Raw records.
>> begin

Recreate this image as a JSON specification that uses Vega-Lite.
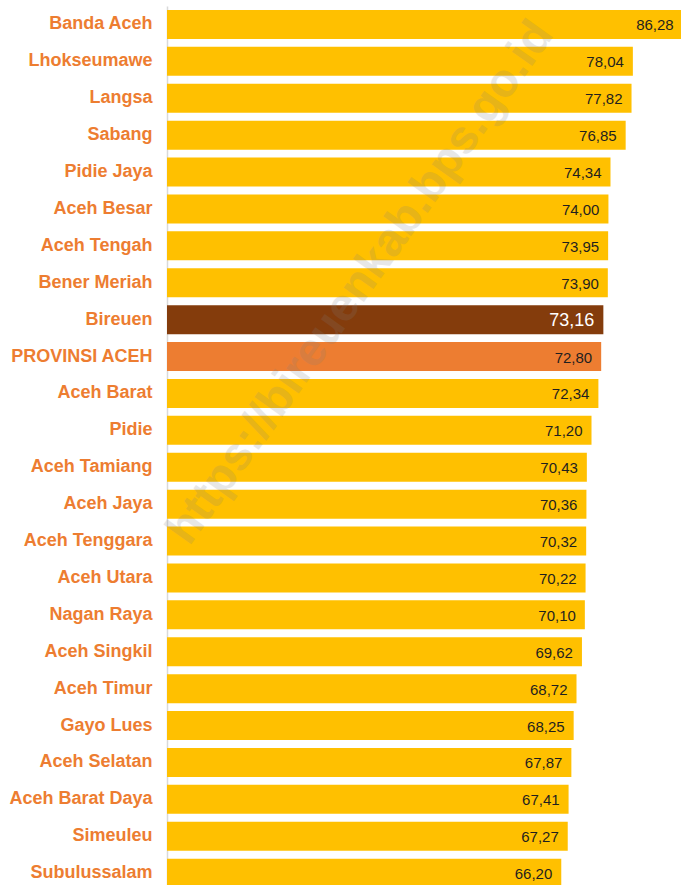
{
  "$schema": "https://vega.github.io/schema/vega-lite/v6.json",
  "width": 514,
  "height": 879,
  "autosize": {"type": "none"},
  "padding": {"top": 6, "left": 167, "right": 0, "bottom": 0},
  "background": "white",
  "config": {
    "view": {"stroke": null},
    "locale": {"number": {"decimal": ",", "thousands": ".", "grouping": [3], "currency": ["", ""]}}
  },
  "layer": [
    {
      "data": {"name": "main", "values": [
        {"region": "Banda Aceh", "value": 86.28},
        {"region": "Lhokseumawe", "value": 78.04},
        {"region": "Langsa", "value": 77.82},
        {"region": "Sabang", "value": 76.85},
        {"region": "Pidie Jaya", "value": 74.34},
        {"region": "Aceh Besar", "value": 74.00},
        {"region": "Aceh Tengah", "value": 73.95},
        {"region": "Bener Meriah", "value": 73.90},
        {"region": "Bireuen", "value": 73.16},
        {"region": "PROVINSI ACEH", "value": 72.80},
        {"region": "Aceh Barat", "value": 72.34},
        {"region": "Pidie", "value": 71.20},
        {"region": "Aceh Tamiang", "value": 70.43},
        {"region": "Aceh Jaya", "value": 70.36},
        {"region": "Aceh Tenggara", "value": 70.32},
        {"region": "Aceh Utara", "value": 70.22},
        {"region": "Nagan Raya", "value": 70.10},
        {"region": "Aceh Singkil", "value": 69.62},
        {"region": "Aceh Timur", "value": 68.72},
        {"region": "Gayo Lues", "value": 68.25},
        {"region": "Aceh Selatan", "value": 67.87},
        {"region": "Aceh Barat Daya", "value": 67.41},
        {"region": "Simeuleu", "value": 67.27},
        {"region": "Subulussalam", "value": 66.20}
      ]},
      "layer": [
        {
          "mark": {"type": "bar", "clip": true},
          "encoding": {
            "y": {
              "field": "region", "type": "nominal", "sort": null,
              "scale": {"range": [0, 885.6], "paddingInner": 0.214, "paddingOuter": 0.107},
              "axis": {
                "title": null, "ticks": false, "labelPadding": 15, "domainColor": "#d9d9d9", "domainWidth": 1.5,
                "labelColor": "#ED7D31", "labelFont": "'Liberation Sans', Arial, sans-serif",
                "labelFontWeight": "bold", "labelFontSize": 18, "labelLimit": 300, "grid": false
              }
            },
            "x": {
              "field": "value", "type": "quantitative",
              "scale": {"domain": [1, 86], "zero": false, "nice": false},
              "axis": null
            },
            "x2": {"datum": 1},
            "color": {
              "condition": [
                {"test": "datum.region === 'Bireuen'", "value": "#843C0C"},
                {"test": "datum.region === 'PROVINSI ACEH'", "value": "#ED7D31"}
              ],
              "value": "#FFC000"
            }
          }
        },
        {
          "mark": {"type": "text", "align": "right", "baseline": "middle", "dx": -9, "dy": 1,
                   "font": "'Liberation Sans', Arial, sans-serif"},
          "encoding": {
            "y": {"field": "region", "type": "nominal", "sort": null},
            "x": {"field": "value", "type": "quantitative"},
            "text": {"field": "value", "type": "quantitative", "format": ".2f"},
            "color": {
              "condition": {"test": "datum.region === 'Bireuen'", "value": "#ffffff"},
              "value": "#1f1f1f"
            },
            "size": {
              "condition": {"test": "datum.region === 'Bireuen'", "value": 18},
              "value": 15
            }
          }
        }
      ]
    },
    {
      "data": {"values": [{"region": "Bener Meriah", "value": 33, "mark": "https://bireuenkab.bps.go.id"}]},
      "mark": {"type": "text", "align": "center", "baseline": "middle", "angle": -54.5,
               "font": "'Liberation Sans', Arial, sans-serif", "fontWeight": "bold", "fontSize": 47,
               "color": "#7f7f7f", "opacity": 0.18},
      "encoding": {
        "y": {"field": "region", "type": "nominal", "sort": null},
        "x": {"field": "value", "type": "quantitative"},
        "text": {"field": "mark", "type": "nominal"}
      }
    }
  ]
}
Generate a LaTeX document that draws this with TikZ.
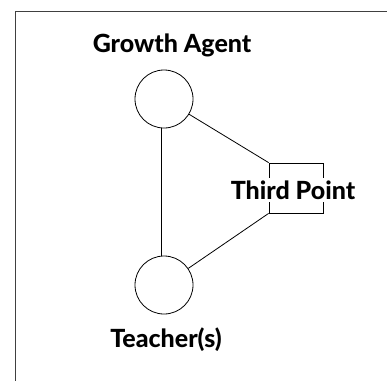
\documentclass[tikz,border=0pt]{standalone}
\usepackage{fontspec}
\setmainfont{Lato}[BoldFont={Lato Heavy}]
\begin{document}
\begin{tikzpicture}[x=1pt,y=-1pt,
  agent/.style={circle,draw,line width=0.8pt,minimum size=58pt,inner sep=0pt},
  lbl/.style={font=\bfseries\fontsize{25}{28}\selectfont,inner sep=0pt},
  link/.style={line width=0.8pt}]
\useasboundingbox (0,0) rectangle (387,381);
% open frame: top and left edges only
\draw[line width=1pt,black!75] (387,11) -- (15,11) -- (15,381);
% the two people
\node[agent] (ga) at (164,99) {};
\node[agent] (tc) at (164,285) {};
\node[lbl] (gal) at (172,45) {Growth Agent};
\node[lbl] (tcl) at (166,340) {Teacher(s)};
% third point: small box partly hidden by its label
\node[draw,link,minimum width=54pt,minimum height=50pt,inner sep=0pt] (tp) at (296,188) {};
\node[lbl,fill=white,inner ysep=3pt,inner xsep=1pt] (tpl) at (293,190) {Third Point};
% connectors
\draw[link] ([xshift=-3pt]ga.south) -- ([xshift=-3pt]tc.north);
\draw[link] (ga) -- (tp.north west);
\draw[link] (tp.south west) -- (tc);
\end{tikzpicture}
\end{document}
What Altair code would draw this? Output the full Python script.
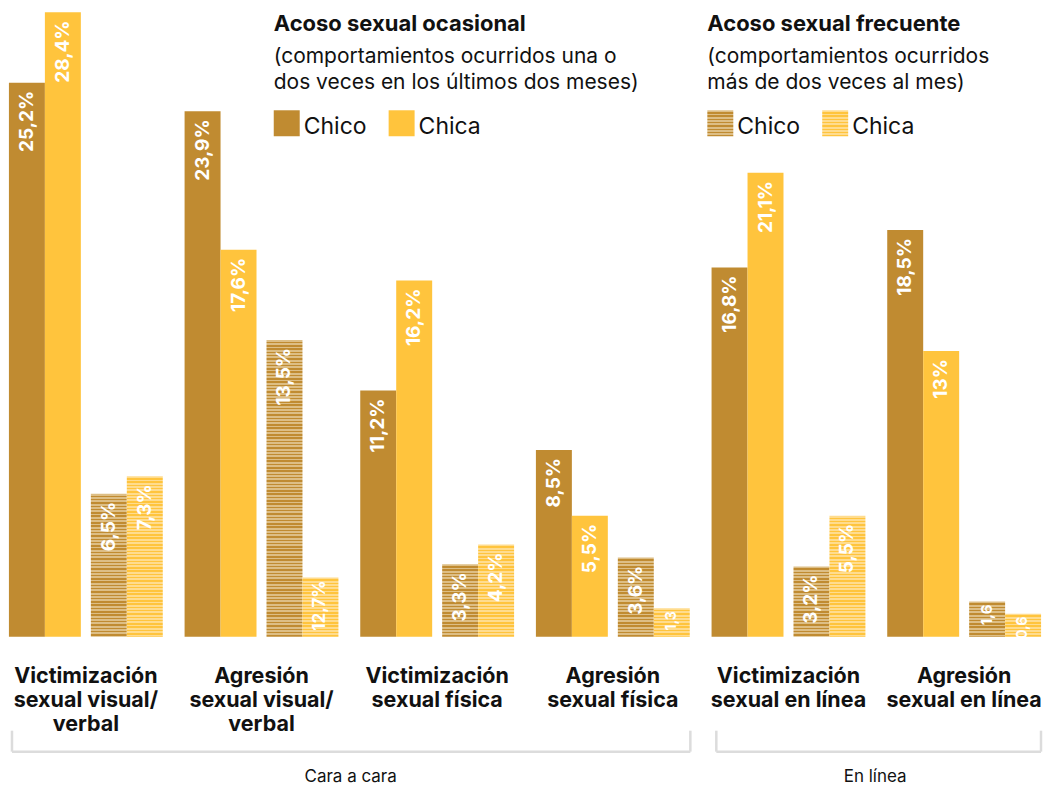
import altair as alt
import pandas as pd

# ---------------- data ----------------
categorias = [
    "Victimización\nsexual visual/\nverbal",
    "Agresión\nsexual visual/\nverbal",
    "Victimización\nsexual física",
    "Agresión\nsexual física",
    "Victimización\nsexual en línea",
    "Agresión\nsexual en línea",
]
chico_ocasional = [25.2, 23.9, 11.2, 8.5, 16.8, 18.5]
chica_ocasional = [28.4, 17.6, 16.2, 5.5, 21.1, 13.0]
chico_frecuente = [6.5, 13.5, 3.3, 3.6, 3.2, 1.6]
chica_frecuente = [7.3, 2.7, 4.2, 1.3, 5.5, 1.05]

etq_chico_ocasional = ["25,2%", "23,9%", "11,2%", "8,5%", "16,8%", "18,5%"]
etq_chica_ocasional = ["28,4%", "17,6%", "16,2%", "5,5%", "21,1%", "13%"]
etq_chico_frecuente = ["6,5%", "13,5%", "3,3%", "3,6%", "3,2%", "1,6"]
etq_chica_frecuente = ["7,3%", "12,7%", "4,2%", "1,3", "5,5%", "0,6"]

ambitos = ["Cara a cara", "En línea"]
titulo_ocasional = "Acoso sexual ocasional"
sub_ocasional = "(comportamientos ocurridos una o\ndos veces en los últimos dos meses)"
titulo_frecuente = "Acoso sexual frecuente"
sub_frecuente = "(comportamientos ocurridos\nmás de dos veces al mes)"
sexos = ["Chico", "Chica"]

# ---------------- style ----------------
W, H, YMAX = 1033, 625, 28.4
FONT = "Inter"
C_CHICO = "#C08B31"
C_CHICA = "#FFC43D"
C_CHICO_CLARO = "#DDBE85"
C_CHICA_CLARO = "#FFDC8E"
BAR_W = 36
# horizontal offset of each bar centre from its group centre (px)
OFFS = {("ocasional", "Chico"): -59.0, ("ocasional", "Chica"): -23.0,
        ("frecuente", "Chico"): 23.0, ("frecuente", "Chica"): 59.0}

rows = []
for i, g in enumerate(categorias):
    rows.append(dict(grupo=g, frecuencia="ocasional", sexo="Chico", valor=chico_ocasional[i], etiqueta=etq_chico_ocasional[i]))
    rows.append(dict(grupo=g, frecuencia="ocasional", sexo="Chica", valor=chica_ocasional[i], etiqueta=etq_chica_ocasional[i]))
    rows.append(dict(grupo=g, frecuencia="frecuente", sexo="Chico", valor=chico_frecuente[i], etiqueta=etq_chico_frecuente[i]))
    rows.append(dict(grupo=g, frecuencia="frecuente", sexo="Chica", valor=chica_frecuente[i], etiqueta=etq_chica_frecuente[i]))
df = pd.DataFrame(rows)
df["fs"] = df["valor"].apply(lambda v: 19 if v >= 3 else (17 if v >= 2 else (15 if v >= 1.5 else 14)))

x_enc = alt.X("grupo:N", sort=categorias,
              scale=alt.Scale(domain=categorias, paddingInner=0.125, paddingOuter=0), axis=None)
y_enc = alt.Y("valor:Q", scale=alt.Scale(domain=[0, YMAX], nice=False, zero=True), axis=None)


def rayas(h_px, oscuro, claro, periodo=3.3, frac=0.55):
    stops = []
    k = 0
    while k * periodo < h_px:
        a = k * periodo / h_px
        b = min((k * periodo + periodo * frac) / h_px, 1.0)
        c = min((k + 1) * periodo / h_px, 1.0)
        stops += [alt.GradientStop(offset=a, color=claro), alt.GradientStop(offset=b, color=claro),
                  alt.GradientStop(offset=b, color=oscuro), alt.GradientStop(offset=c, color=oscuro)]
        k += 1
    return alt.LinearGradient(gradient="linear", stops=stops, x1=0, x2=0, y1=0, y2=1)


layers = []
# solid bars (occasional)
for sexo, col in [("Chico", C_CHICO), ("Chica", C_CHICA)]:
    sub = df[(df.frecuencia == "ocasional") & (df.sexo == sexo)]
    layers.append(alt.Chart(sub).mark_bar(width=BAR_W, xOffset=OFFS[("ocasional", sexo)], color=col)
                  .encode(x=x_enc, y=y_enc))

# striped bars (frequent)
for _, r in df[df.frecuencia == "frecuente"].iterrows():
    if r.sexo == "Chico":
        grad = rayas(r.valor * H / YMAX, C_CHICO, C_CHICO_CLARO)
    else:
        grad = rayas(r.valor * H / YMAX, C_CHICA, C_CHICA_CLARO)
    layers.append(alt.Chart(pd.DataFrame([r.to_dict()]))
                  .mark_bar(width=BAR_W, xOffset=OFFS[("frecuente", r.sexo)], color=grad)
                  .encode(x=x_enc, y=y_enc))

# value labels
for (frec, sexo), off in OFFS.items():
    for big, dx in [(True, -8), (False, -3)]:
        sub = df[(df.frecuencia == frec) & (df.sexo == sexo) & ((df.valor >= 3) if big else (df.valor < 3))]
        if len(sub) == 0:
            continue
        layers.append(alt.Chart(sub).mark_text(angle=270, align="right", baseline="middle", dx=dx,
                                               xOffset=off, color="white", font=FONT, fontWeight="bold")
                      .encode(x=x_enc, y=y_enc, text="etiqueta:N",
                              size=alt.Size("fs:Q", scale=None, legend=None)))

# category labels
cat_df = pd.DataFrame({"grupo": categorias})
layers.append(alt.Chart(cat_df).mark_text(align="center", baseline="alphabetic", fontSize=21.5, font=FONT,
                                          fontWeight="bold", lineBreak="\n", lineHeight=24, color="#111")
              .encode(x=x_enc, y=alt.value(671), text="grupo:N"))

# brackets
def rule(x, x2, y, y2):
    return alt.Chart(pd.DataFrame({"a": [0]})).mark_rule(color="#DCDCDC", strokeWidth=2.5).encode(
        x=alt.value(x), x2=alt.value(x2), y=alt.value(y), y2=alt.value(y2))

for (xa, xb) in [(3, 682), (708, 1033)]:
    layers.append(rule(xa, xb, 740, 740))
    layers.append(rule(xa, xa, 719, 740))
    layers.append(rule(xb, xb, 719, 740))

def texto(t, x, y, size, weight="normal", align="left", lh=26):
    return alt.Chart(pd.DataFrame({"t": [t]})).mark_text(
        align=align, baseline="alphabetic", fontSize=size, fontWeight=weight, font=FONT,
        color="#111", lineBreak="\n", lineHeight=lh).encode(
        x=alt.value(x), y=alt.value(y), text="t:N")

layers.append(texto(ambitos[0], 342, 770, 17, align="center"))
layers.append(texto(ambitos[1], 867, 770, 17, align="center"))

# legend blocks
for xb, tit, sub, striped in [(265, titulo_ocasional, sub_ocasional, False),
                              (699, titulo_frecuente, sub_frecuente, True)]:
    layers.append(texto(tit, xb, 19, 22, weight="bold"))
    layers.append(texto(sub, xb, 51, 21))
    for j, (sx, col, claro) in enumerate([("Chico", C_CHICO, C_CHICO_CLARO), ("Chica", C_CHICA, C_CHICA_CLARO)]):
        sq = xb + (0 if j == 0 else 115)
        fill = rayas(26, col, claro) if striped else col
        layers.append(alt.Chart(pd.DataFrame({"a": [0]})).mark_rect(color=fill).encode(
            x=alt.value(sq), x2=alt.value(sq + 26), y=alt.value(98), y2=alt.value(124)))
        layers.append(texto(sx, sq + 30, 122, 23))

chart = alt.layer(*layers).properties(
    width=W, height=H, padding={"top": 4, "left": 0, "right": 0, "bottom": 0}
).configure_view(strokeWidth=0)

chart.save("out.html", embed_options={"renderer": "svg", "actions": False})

>> end

What is needed. Your task is to transcribe exactly the lines starting at the line that contains "What Altair code" and ending at the line that contains "chica_frecuente = [7.3, 2.7, 4.2, 1.3, 5.5, 1.05]", both included. Leave out the pictures.

Output of the task.
What Altair code would draw this? Output the full Python script.
import altair as alt
import pandas as pd

# ---------------- data ----------------
categorias = [
    "Victimización\nsexual visual/\nverbal",
    "Agresión\nsexual visual/\nverbal",
    "Victimización\nsexual física",
    "Agresión\nsexual física",
    "Victimización\nsexual en línea",
    "Agresión\nsexual en línea",
]
chico_ocasional = [25.2, 23.9, 11.2, 8.5, 16.8, 18.5]
chica_ocasional = [28.4, 17.6, 16.2, 5.5, 21.1, 13.0]
chico_frecuente = [6.5, 13.5, 3.3, 3.6, 3.2, 1.6]
chica_frecuente = [7.3, 2.7, 4.2, 1.3, 5.5, 1.05]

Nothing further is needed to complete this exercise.